_The request:_ Return the listing below exactly, with the pictures dropped.

--- START Data provided ---

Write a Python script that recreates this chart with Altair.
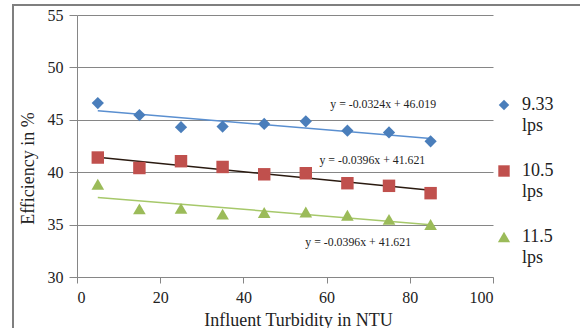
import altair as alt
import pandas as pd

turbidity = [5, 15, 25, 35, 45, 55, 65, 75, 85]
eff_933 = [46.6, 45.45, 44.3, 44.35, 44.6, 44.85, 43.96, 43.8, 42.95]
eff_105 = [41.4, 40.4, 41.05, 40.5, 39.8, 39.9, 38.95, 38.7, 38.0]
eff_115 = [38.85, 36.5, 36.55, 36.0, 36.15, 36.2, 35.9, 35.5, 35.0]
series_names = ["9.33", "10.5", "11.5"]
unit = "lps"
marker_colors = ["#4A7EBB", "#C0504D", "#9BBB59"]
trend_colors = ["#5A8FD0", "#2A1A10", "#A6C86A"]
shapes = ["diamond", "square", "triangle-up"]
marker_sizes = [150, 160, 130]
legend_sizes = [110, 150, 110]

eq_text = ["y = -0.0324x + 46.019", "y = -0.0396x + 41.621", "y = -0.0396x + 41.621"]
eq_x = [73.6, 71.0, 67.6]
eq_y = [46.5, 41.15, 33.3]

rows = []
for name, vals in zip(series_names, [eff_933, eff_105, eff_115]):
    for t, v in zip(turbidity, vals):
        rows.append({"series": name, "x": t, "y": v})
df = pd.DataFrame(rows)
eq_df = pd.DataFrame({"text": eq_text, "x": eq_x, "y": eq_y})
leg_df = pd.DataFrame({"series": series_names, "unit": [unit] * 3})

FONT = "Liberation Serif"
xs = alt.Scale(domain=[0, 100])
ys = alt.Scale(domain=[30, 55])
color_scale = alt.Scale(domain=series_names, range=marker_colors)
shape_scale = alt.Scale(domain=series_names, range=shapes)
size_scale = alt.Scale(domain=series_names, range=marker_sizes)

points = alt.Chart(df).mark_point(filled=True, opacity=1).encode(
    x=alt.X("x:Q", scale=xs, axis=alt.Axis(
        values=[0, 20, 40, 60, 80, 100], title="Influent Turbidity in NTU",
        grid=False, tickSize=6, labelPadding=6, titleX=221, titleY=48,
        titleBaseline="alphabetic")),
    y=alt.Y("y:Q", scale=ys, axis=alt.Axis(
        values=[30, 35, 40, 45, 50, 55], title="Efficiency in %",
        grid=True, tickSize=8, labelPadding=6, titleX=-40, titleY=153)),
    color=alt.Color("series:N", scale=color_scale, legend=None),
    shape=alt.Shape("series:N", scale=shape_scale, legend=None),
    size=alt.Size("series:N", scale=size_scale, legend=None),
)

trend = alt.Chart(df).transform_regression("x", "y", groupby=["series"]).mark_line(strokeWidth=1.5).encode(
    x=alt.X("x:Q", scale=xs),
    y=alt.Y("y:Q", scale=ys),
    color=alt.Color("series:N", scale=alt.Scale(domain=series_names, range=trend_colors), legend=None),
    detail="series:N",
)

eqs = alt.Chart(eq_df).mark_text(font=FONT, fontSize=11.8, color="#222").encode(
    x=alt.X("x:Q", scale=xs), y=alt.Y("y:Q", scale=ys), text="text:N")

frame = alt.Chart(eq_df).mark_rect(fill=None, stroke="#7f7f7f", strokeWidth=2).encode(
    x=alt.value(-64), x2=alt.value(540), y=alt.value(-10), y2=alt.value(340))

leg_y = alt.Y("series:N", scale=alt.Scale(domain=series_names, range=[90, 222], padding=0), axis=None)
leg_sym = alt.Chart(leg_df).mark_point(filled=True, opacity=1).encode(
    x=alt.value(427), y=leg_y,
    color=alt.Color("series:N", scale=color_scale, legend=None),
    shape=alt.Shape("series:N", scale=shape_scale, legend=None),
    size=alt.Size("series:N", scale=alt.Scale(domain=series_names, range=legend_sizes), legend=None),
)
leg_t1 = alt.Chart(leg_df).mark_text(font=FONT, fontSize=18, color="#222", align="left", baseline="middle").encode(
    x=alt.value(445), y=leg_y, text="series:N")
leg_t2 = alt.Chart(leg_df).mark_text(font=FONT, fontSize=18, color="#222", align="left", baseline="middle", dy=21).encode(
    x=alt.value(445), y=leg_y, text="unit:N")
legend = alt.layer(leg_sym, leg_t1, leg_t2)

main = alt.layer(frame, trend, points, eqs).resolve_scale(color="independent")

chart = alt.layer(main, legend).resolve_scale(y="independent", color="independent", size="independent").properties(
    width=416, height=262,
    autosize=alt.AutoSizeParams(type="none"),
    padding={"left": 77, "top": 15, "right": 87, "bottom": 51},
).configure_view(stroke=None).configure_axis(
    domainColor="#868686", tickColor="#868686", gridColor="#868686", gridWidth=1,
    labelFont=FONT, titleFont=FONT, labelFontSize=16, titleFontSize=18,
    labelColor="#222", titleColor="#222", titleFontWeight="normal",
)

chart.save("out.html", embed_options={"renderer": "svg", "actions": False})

--- END Data provided ---

_Written solution:_
Write a Python script that recreates this chart with Altair.
import altair as alt
import pandas as pd

turbidity = [5, 15, 25, 35, 45, 55, 65, 75, 85]
eff_933 = [46.6, 45.45, 44.3, 44.35, 44.6, 44.85, 43.96, 43.8, 42.95]
eff_105 = [41.4, 40.4, 41.05, 40.5, 39.8, 39.9, 38.95, 38.7, 38.0]
eff_115 = [38.85, 36.5, 36.55, 36.0, 36.15, 36.2, 35.9, 35.5, 35.0]
series_names = ["9.33", "10.5", "11.5"]
unit = "lps"
marker_colors = ["#4A7EBB", "#C0504D", "#9BBB59"]
trend_colors = ["#5A8FD0", "#2A1A10", "#A6C86A"]
shapes = ["diamond", "square", "triangle-up"]
marker_sizes = [150, 160, 130]
legend_sizes = [110, 150, 110]

eq_text = ["y = -0.0324x + 46.019", "y = -0.0396x + 41.621", "y = -0.0396x + 41.621"]
eq_x = [73.6, 71.0, 67.6]
eq_y = [46.5, 41.15, 33.3]

rows = []
for name, vals in zip(series_names, [eff_933, eff_105, eff_115]):
    for t, v in zip(turbidity, vals):
        rows.append({"series": name, "x": t, "y": v})
df = pd.DataFrame(rows)
eq_df = pd.DataFrame({"text": eq_text, "x": eq_x, "y": eq_y})
leg_df = pd.DataFrame({"series": series_names, "unit": [unit] * 3})

FONT = "Liberation Serif"
xs = alt.Scale(domain=[0, 100])
ys = alt.Scale(domain=[30, 55])
color_scale = alt.Scale(domain=series_names, range=marker_colors)
shape_scale = alt.Scale(domain=series_names, range=shapes)
size_scale = alt.Scale(domain=series_names, range=marker_sizes)

points = alt.Chart(df).mark_point(filled=True, opacity=1).encode(
    x=alt.X("x:Q", scale=xs, axis=alt.Axis(
        values=[0, 20, 40, 60, 80, 100], title="Influent Turbidity in NTU",
        grid=False, tickSize=6, labelPadding=6, titleX=221, titleY=48,
        titleBaseline="alphabetic")),
    y=alt.Y("y:Q", scale=ys, axis=alt.Axis(
        values=[30, 35, 40, 45, 50, 55], title="Efficiency in %",
        grid=True, tickSize=8, labelPadding=6, titleX=-40, titleY=153)),
    color=alt.Color("series:N", scale=color_scale, legend=None),
    shape=alt.Shape("series:N", scale=shape_scale, legend=None),
    size=alt.Size("series:N", scale=size_scale, legend=None),
)

trend = alt.Chart(df).transform_regression("x", "y", groupby=["series"]).mark_line(strokeWidth=1.5).encode(
    x=alt.X("x:Q", scale=xs),
    y=alt.Y("y:Q", scale=ys),
    color=alt.Color("series:N", scale=alt.Scale(domain=series_names, range=trend_colors), legend=None),
    detail="series:N",
)

eqs = alt.Chart(eq_df).mark_text(font=FONT, fontSize=11.8, color="#222").encode(
    x=alt.X("x:Q", scale=xs), y=alt.Y("y:Q", scale=ys), text="text:N")

frame = alt.Chart(eq_df).mark_rect(fill=None, stroke="#7f7f7f", strokeWidth=2).encode(
    x=alt.value(-64), x2=alt.value(540), y=alt.value(-10), y2=alt.value(340))

leg_y = alt.Y("series:N", scale=alt.Scale(domain=series_names, range=[90, 222], padding=0), axis=None)
leg_sym = alt.Chart(leg_df).mark_point(filled=True, opacity=1).encode(
    x=alt.value(427), y=leg_y,
    color=alt.Color("series:N", scale=color_scale, legend=None),
    shape=alt.Shape("series:N", scale=shape_scale, legend=None),
    size=alt.Size("series:N", scale=alt.Scale(domain=series_names, range=legend_sizes), legend=None),
)
leg_t1 = alt.Chart(leg_df).mark_text(font=FONT, fontSize=18, color="#222", align="left", baseline="middle").encode(
    x=alt.value(445), y=leg_y, text="series:N")
leg_t2 = alt.Chart(leg_df).mark_text(font=FONT, fontSize=18, color="#222", align="left", baseline="middle", dy=21).encode(
    x=alt.value(445), y=leg_y, text="unit:N")
legend = alt.layer(leg_sym, leg_t1, leg_t2)

main = alt.layer(frame, trend, points, eqs).resolve_scale(color="independent")

chart = alt.layer(main, legend).resolve_scale(y="independent", color="independent", size="independent").properties(
    width=416, height=262,
    autosize=alt.AutoSizeParams(type="none"),
    padding={"left": 77, "top": 15, "right": 87, "bottom": 51},
).configure_view(stroke=None).configure_axis(
    domainColor="#868686", tickColor="#868686", gridColor="#868686", gridWidth=1,
    labelFont=FONT, titleFont=FONT, labelFontSize=16, titleFontSize=18,
    labelColor="#222", titleColor="#222", titleFontWeight="normal",
)

chart.save("out.html", embed_options={"renderer": "svg", "actions": False})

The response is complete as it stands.